Publication

UK Build to Rent Market Update – Q1 2020

A strong start to 2020 derailed by the Covid-19 lockdown


The coronavirus pandemic will influence all aspects of the UK housing market. However, the fundamentals underpinning investment in the UK private rental market have not changed. Build to Rent is likely to see a short-term impact on landlord revenues but longer term the coronavirus lockdown is unlikely to dampen investors’ growing appetite for the sector.

Once we emerge from the coronavirus crisis investors will continue to increase their exposure to real estate assets that offer secure and stable income, and diversify their broader investment portfolios. A number of Government measures to stimulate economic activity or indeed a program of QE is likely to have a negative impact on bond yields and interest rates further boosting the appeal of Build to Rent to investors.

Historically, rental growth has tracked income growth and has demonstrated less volatility in times of economic uncertainty compared with other real estate sectors. Slower economic growth in the context of existing affordability levels and supply/demand imbalances within the housing market are more likely to increase demand for rented housing as people avoid the long-term commitments of home ownership.

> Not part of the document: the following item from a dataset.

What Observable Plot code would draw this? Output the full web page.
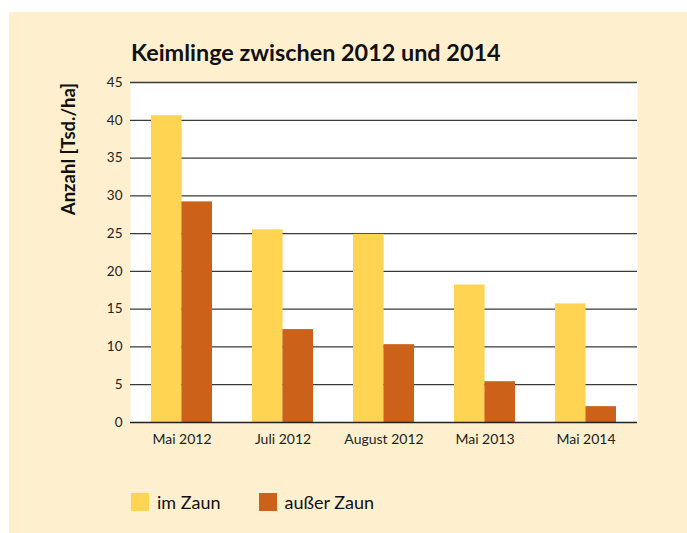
<!DOCTYPE html>
<html>
<head>
<meta charset="utf-8">
<script src="https://cdn.jsdelivr.net/npm/d3@7"></script>
<script src="https://cdn.jsdelivr.net/npm/@observablehq/plot@0.6"></script>
<style>
  html, body { margin: 0; padding: 0; background: #ffffff; width: 687px; height: 533px; overflow: hidden; }
  #panel { position: absolute; left: 9px; top: 12px; width: 678px; height: 521px; background: #fef0cf; }
  #title { position: absolute; left: 131px; top: 38px; font-family: Lato, sans-serif; font-weight: 700; font-size: 23.4px; color: #111; white-space: nowrap; }
  #ylabel { position: absolute; left: 68px; top: 149px; transform: translate(-50%, -50%) rotate(-90deg); font-family: Lato, sans-serif; font-weight: 700; font-size: 18.5px; color: #111; white-space: nowrap; }
  #chart { position: absolute; left: 0; top: 70px; }
  #legend { position: absolute; left: 131px; top: 493px; height: 18px; font-family: Lato, sans-serif; font-size: 18px; color: #111; display: flex; }
  .item { display: flex; align-items: center; height: 18px; }
  .item span { line-height: 18px; }
  .sw { width: 18px; height: 18px; margin-right: 8px; }
</style>
</head>
<body>
<div id="panel"></div>
<div id="title">Keimlinge zwischen 2012 und 2014</div>
<div id="ylabel">Anzahl [Tsd./ha]</div>
<div id="chart"></div>
<div id="legend"></div>
<script>
const categories = ["Mai 2012", "Juli 2012", "August 2012", "Mai 2013", "Mai 2014"];
const series = ["im Zaun", "außer Zaun"];
const imZaun = [40.6, 25.5, 24.9, 18.2, 15.7];
const ausserZaun = [29.2, 12.3, 10.3, 5.4, 2.1];
const colors = ["#fed452", "#cc6119"];
const yTicks = [0, 5, 10, 15, 20, 25, 30, 35, 40, 45];

const W = 687, ML = 130, MR = 50;
const paddingInner = 0.4, paddingOuter = 0.2;

const dataIn = categories.map((c, i) => ({cat: c, series: series[0], value: imZaun[i]}));
const dataOut = categories.map((c, i) => ({cat: c, series: series[1], value: ausserZaun[i]}));

// half of the band width, so each series takes one half of its category band
const bw = d3.scaleBand().domain(categories).range([ML, W - MR])
  .paddingInner(paddingInner).paddingOuter(paddingOuter).bandwidth();
const half = bw / 2;

const plot = Plot.plot({
  width: W,
  height: 382,
  marginLeft: ML,
  marginRight: MR,
  marginTop: 12,
  marginBottom: 30,
  style: { fontFamily: "Lato, sans-serif", fontSize: "14px", color: "#222", background: "transparent" },
  x: { domain: categories, paddingInner, paddingOuter, label: null },
  y: { domain: [0, 45], ticks: yTicks, label: null },
  color: { domain: series, range: colors },
  marks: [
    Plot.frame({ fill: "white", stroke: null }),
    Plot.ruleY(yTicks.filter(d => d > 0), { stroke: "#3a3a3a", strokeWidth: 1.3 }),
    Plot.barY(dataIn, { x: "cat", y: "value", fill: "series", insetRight: half }),
    Plot.barY(dataOut, { x: "cat", y: "value", fill: "series", insetLeft: half }),
    Plot.ruleY([0], { stroke: "#222", strokeWidth: 1.3 }),
    Plot.axisY({ ticks: yTicks, tickSize: 0, tickPadding: 8, fontSize: 13.5, label: null }),
    Plot.axisX({ tickSize: 0, tickPadding: 12, fontSize: 14, label: null })
  ]
});
document.getElementById("chart").appendChild(plot);

const legend = document.getElementById("legend");
series.forEach((s, i) => {
  const item = document.createElement("div");
  item.className = "item";
  item.style.marginRight = i === 0 ? "38px" : "0";
  const sw = document.createElement("div");
  sw.className = "sw";
  sw.style.background = colors[i];
  const t = document.createElement("span");
  t.textContent = s;
  item.appendChild(sw);
  item.appendChild(t);
  legend.appendChild(item);
});
</script>
</body>
</html>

Housebuilders are also more likely to be open to opportunities for bulk deals with investors in order to make up for lost owner-occupier sales

Savills Research

The undersupply of rental accommodation is likely to continue and become more acute as mortgaged buy-to-let landlords exit the sector (40,000 UK buy-to-let redemptions per year for past three years). At the same time, housebuilders are also more likely to be open to opportunities for bulk deals with investors in order to make up for lost owner-occupier sales. We would not be surprised to see institutions playing a significant part in the housing market recovery post-coronavirus.

Institutions stepping in to buy large tranches of single-family homes as rental investments is not new. Multifamily investors in the US expanded strongly through acquisition of single-family homes.

A growing number of investors in the UK are understood to be pursuing family housing rental models. This has been slow to take off in the UK as development in the sector has typically focused on high-density projects in inner-city locations, where tenant demand has been easier to underwrite. However, inner-city schemes are typically more capital-intensive and we may see family housing models gain further traction in the second half of 2020 and into 2021. In fact, Covid-19 may accelerate this emerging trend.

It is unclear how long the coronavirus pandemic will weigh on the housing market. However, once lockdown measures are lifted, Build to Rent investors will have capital to invest to progress construction with their partners.

There are currently just over 157,500 Build to Rent homes planned, under construction, and operational across the UK. Around 33,500 homes remain under construction with c.43,000 operational. The total planning pipeline currently stands at just under 81,000 homes, including those in the pre-application stage. Just over 40,000 homes have already gained planning permission but have not yet commenced construction. This indicates a healthy supply of homes waiting to begin construction. Six schemes started construction in Q1 2020, totalling c.1,600 homes.

The scale of Build to Rent continues to grow, with the average size of schemes in the planning pipeline (309 homes) now over twice that of completed schemes (144 homes).

The average size of Build to Rent schemes has increased particularly quickly outside of London. The average completed scheme is now 163 homes outside of the capital compared with 128 in London.

This shows that investors have become more comfortable with Build to Rent outside of the capital and are now delivering at scale across key regional hubs.

A landmark scheme has completed this quarter becoming the largest completed scheme outside of London. Chapel Wharf is located in the heart of Manchester and comprises 995 apartments arranged over four blocks of up to 22 storeys.

The first quarter of 2020 saw a large number of Build to Rent homes completing across the country. The amount of completed stock increased 42% in the latest 12 months, the largest year-on-year increase since Q4 2018. This amounts to an extra 12,800 homes per year.

Meanwhile, we have seen the construction pipeline shrink. The number of homes under construction has remained broadly static in the capital and has fallen 22% since Q1 2019 in the regions.

Longer term, we have seen some contraction in the number of homes entering planning in London, with the total number of homes in planning falling by c.4,000 homes in the last year.

Conversely, the planning pipeline beyond the capital has grown 41% since Q1 2019. Investors have been focused on delivering large numbers of homes in regional towns and cities with London proving more challenging from both a planning and pricing perspective.